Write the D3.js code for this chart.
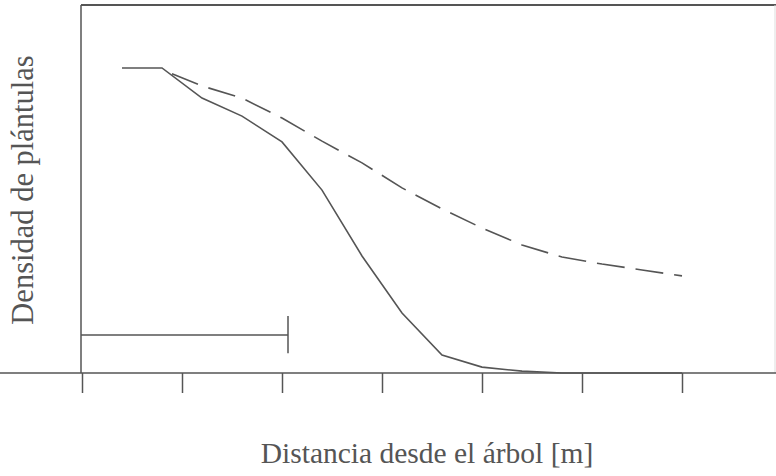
<!DOCTYPE html>
<html>
<head>
<meta charset="utf-8">
<script src="https://cdn.jsdelivr.net/npm/d3@7"></script>
<style>
  body { margin: 0; background: #fff; }
  text { font-family: "Liberation Serif", "DejaVu Serif", serif; fill: #555; }
</style>
</head>
<body>
<div id="chart"></div>
<script>
// distances (axis units, 1 tick = 1)
const solidX = [0.4, 0.8, 1.2, 1.6, 2.0, 2.4, 2.8, 3.2, 3.6, 4.0, 4.4, 4.8, 5.2, 5.6, 6.0];
const solidY = [82.9, 82.9, 74.7, 69.8, 62.8, 49.7, 31.8, 16.3, 4.9, 1.6, 0.5, 0, 0, 0, 0];
const dashX = [0.9, 1.2, 1.6, 2.0, 2.4, 2.8, 3.2, 3.6, 4.0, 4.4, 4.8, 5.2, 5.6, 6.0];
const dashY = [81.3, 78.0, 74.7, 69.3, 63.0, 57.1, 50.3, 44.6, 39.4, 34.8, 31.5, 29.6, 28.0, 26.4];
const xTicks = [0, 1, 2, 3, 4, 5, 6];
// scale bar
const barLen = 2.06, barY = 10.3, barTop = 15.5, barBottom = 5.4;

const width = 776, height = 476;
const ink = "#555";

const svg = d3.select("#chart").append("svg").attr("width", width).attr("height", height);

const x = d3.scaleLinear().domain([0, 6.94]).range([82, 776]);
const y = d3.scaleLinear().domain([0, 100]).range([373, 5]);

// frame
svg.append("line").attr("x1", 81).attr("x2", 776).attr("y1", 5).attr("y2", 5)
   .attr("stroke", ink).attr("stroke-width", 2);
svg.append("line").attr("x1", 775).attr("x2", 775).attr("y1", 5).attr("y2", 373)
   .attr("stroke", "#ddd").attr("stroke-width", 1);
svg.append("line").attr("x1", 81).attr("x2", 81).attr("y1", 5).attr("y2", 373)
   .attr("stroke", ink).attr("stroke-width", 1.5);

// bottom axis, no labels
const xAxis = d3.axisBottom(x).tickValues(xTicks).tickSize(20).tickFormat("");
const gx = svg.append("g").attr("transform", "translate(0,373)").call(xAxis);
gx.select(".domain").attr("stroke", ink).attr("stroke-width", 1.5).attr("d", "M-1,0H776");
gx.selectAll(".tick line").attr("stroke", ink).attr("stroke-width", 1.5);

const line = d3.line().x(d => x(d[0])).y(d => y(d[1]));

svg.append("path")
   .datum(d3.zip(solidX, solidY))
   .attr("d", line)
   .attr("fill", "none").attr("stroke", ink).attr("stroke-width", 1.6);

svg.append("path")
   .datum(d3.zip(dashX, dashY))
   .attr("d", line)
   .attr("fill", "none").attr("stroke", ink).attr("stroke-width", 1.6)
   .attr("stroke-dasharray", "28,11");

// scale bar
svg.append("line").attr("x1", x(0) - 1).attr("x2", x(barLen)).attr("y1", y(barY)).attr("y2", y(barY))
   .attr("stroke", ink).attr("stroke-width", 1.5);
svg.append("line").attr("x1", x(barLen)).attr("x2", x(barLen)).attr("y1", y(barTop)).attr("y2", y(barBottom))
   .attr("stroke", ink).attr("stroke-width", 1.5);

// labels
svg.append("text")
   .attr("x", 427).attr("y", 463)
   .attr("text-anchor", "middle")
   .attr("font-size", 29.5)
   .text("Distancia desde el árbol [m]");

svg.append("text")
   .attr("transform", "translate(33,190) rotate(-90)")
   .attr("text-anchor", "middle")
   .attr("font-size", 30.5)
   .text("Densidad de plántulas");
</script>
</body>
</html>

(What is being asked) Set down the material exactly, every line of it, except for the pictures.

(Answer for this exercise)
Write the D3.js code for this chart.
<!DOCTYPE html>
<html>
<head>
<meta charset="utf-8">
<script src="https://cdn.jsdelivr.net/npm/d3@7"></script>
<style>
  body { margin: 0; background: #fff; }
  text { font-family: "Liberation Serif", "DejaVu Serif", serif; fill: #555; }
</style>
</head>
<body>
<div id="chart"></div>
<script>
// distances (axis units, 1 tick = 1)
const solidX = [0.4, 0.8, 1.2, 1.6, 2.0, 2.4, 2.8, 3.2, 3.6, 4.0, 4.4, 4.8, 5.2, 5.6, 6.0];
const solidY = [82.9, 82.9, 74.7, 69.8, 62.8, 49.7, 31.8, 16.3, 4.9, 1.6, 0.5, 0, 0, 0, 0];
const dashX = [0.9, 1.2, 1.6, 2.0, 2.4, 2.8, 3.2, 3.6, 4.0, 4.4, 4.8, 5.2, 5.6, 6.0];
const dashY = [81.3, 78.0, 74.7, 69.3, 63.0, 57.1, 50.3, 44.6, 39.4, 34.8, 31.5, 29.6, 28.0, 26.4];
const xTicks = [0, 1, 2, 3, 4, 5, 6];
// scale bar
const barLen = 2.06, barY = 10.3, barTop = 15.5, barBottom = 5.4;

const width = 776, height = 476;
const ink = "#555";

const svg = d3.select("#chart").append("svg").attr("width", width).attr("height", height);

const x = d3.scaleLinear().domain([0, 6.94]).range([82, 776]);
const y = d3.scaleLinear().domain([0, 100]).range([373, 5]);

// frame
svg.append("line").attr("x1", 81).attr("x2", 776).attr("y1", 5).attr("y2", 5)
   .attr("stroke", ink).attr("stroke-width", 2);
svg.append("line").attr("x1", 775).attr("x2", 775).attr("y1", 5).attr("y2", 373)
   .attr("stroke", "#ddd").attr("stroke-width", 1);
svg.append("line").attr("x1", 81).attr("x2", 81).attr("y1", 5).attr("y2", 373)
   .attr("stroke", ink).attr("stroke-width", 1.5);

// bottom axis, no labels
const xAxis = d3.axisBottom(x).tickValues(xTicks).tickSize(20).tickFormat("");
const gx = svg.append("g").attr("transform", "translate(0,373)").call(xAxis);
gx.select(".domain").attr("stroke", ink).attr("stroke-width", 1.5).attr("d", "M-1,0H776");
gx.selectAll(".tick line").attr("stroke", ink).attr("stroke-width", 1.5);

const line = d3.line().x(d => x(d[0])).y(d => y(d[1]));

svg.append("path")
   .datum(d3.zip(solidX, solidY))
   .attr("d", line)
   .attr("fill", "none").attr("stroke", ink).attr("stroke-width", 1.6);

svg.append("path")
   .datum(d3.zip(dashX, dashY))
   .attr("d", line)
   .attr("fill", "none").attr("stroke", ink).attr("stroke-width", 1.6)
   .attr("stroke-dasharray", "28,11");

// scale bar
svg.append("line").attr("x1", x(0) - 1).attr("x2", x(barLen)).attr("y1", y(barY)).attr("y2", y(barY))
   .attr("stroke", ink).attr("stroke-width", 1.5);
svg.append("line").attr("x1", x(barLen)).attr("x2", x(barLen)).attr("y1", y(barTop)).attr("y2", y(barBottom))
   .attr("stroke", ink).attr("stroke-width", 1.5);

// labels
svg.append("text")
   .attr("x", 427).attr("y", 463)
   .attr("text-anchor", "middle")
   .attr("font-size", 29.5)
   .text("Distancia desde el árbol [m]");

svg.append("text")
   .attr("transform", "translate(33,190) rotate(-90)")
   .attr("text-anchor", "middle")
   .attr("font-size", 30.5)
   .text("Densidad de plántulas");
</script>
</body>
</html>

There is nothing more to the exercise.